実体験やブランドストーリーを自発的に伝えてくれる「スノーピーカー」と呼ばれる仲間が、自社内に限らず大勢いることは、スノーピークの強みですね。
梨沙:そうですね。スノーピーカーの存在を、どうローカルツーリズムに反映できるかが、重要ですね。
青木:インバウンド観光客のローカルツーリズムへの取り込みは、いかがですか?
梨沙:圧倒的な情報源不足が要因で、インバウンド観光客をなかなか獲得できていない現状です。過去に一組だけ強者のインバウンド観光客が、佐渡のローカルツーリズムに参加してくれました。香港からの30代のカップルで、たまたま日本語が達者だったので、日本語のサイトを検索して申し込んでくれたそうです。佐渡に興味を持ち行きたいと思っても、情報不足で頼れるものがなく、実際に足を運べない人たちが沢山いるのは残念ですし、海外向けに情報発信する必要性を強く感じています。
青木:情報発信にしても、清水寺の拝観時間といった基本的な情報はGoogleやTrip advisorなど知名度があるサイトを見ればすぐにわかります。ただ、旅行者独自が日本に来た理由、そこで何を感じたかといったストーリー性のある話こそ、旅への動機付けになり、人を動かせるんじゃないかと思います。

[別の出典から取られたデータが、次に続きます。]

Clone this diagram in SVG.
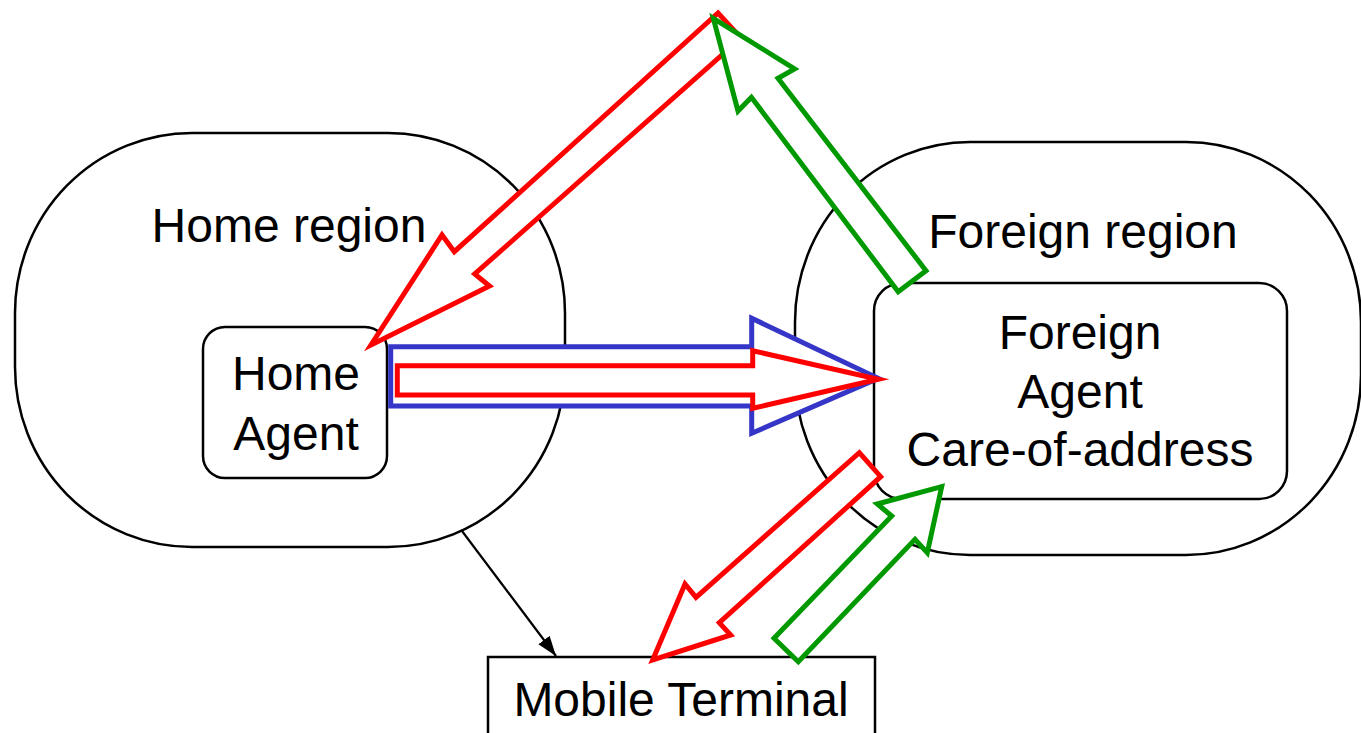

課題はローカルツーリズムが自発的に生まれ自走する体制作り
青木:ローカルツーリズムの取り組みを加速していくにあたって、今一番の課題は何ですか。
梨沙:地元の方々がより可能性を感じて、企画・運営できる体制を作っていくことが、一番の課題ですね。ローカルツーリズムにおける私たちスノーピークの役割は、外から地域を見て可能性を見出して可視化することです。ただ、私たちから動いて地域に働きかけないとなかなか形にならないのが現状です。地元の人々自らが、努力しツアーのオペレーションを担い、集客できる仕組みを考えられるようになれば、ローカルツーリズムが自発的に各地で生まれ、自走していくはずなのです。そうなれば、結果的にその土地に訪れる人が増え、地元の人と旅行者が直接繋がれる体験がどんどん増えていく可能性があります。
青木:課題解決のためには、何が必要だと思いますか?
梨沙:地域の人たちが、自分ごととして受け止め取り組むことだと思っています。我々が必要以上に手や口を出しすぎていることも、一因なのかもしれません。佐渡以外でも岩手県一関などで同様の取り組みを進めています。そのなかで観光協会や地元の人たちにもオペレーションを見てもらっていますが、地域がより一層主体性をもち、自発的な企画運営を目指してもらうこと、スノーピークはそのサポート役として回ることだと思っています。

青木:自分事にするというのは会社においても同じで、人から与えられたものだと、どうしても〝やらされている〟という感覚になってしまいがち。どうその人の心に火をつけて、消えないように灯し続けてあげるか、それがサポートに回る側としての重要な役割かもしれません。

目指すのは、地域を超えて人と人が繋がる旅の創造
青木:今後ローカルツーリズムをどのように広げ、どういった方向を目指していきたいですか?
梨沙:ローカルウェアのプロジェクトも然りですが、実際その土地に最終的に移住して、産業や技術を継承する人が出ることが最終のゴールです。しかし、それを押しつけすぎて本来の旅の楽しみを奪うことのないようにすることも大切。参加者が旅をきっかけにその土地の魅力に気づき、自らが地域や人のために貢献したいという使命感が芽生える旅にしたいと思っています。個人と地域を超えて、個人と個人が繋がること。ローカルツーリズムだからこそ成し得る、人と人との繋がりが生まれる旅を創造していきたいですね。